Air pollution limits for 2018 exceeded in London
Posted on 01/02/2018
Provisional data from the London Air Quality Network at King’s College London has shown that Brixton Road has become the first place in London to breach objectives for nitrogen dioxide (NO2) for 2018.
Since 2004 the limit value has been breached within the first week of each year*. This year’s date of 31 January marks an important departure from this trend and reflects the improvements in NO2 at some of London’s most polluted locations in 2017.
UK objectives and EU limits stipulate a maximum NO2 concentration that must not be exceeded for more than 18 hours over the whole year. These limits came into force in 2010. The Brixton Road monitoring site measured its 19th hour above the threshold between 20.00 and 21.00 yesterday (31 January 2018).
Considerable decreases in NO2 concentrations have been measured along Putney High Street, Brixton Road and Oxford Street over the last two years.
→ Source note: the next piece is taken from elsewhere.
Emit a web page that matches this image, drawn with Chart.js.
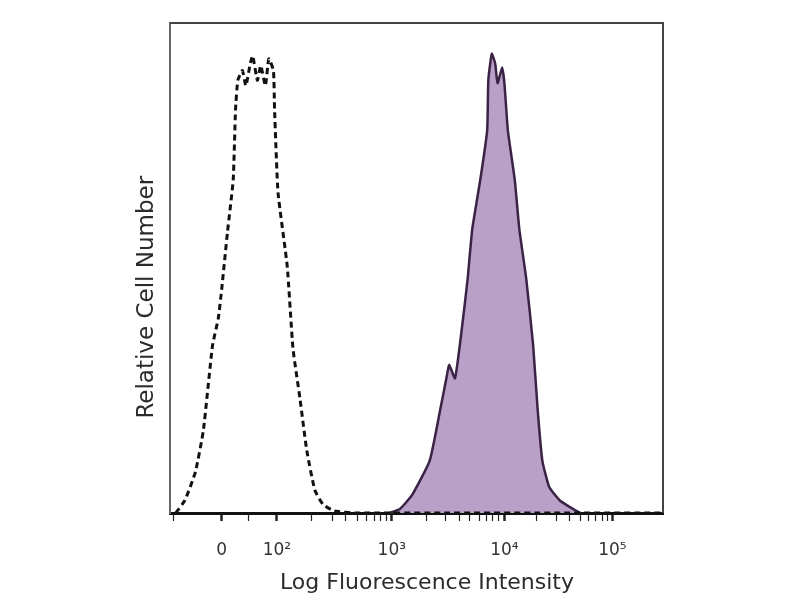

This is likely due to a combination of better real-world emissions performance of the latest heavy goods vehicles and upgrades to London’s bus fleet.
In 2017, both Putney High Street and Brixton Road became low emission bus zones. This means that only the newest Euro 6 and hybrid buses can operate on these roads. Despite clear improvements, provisional data for 2017 shows that Putney High Street measured an annual mean NO2 of 72 ug m-3 and Brixton Road measured 94 ug m-3 compared with the limit value of 40 ug m-3.
Research published in 2016 by Dr Anna Font and Dr Gary Fuller from the Environmental Research Group at King’s College London showed that NO2 worsened, rather than improved, alongside London’s roads in the five years before the date for legal compliance in 2010.
Commenting on the news, Dr Gary Fuller said: ‘Since 2010, NO2 alongside most of London’s roads has started to improve and it is good news to see that this trend is continuing at some of London’s most polluted locations.
‘However, while press and public attention will focus on today’s measurements at Brixton Road, it is important to note that the majority of main roads in London regularly breach legal values for NO2.’
The Brixton Road monitoring site is funded by the London Borough of Lambeth as part of the London Air Quality Monitoring Network which is run by King’s College London. The London Air Quality Network is the most comprehensive urban monitoring network in Europe with detailed information on London’s pollution going back for more than two decades.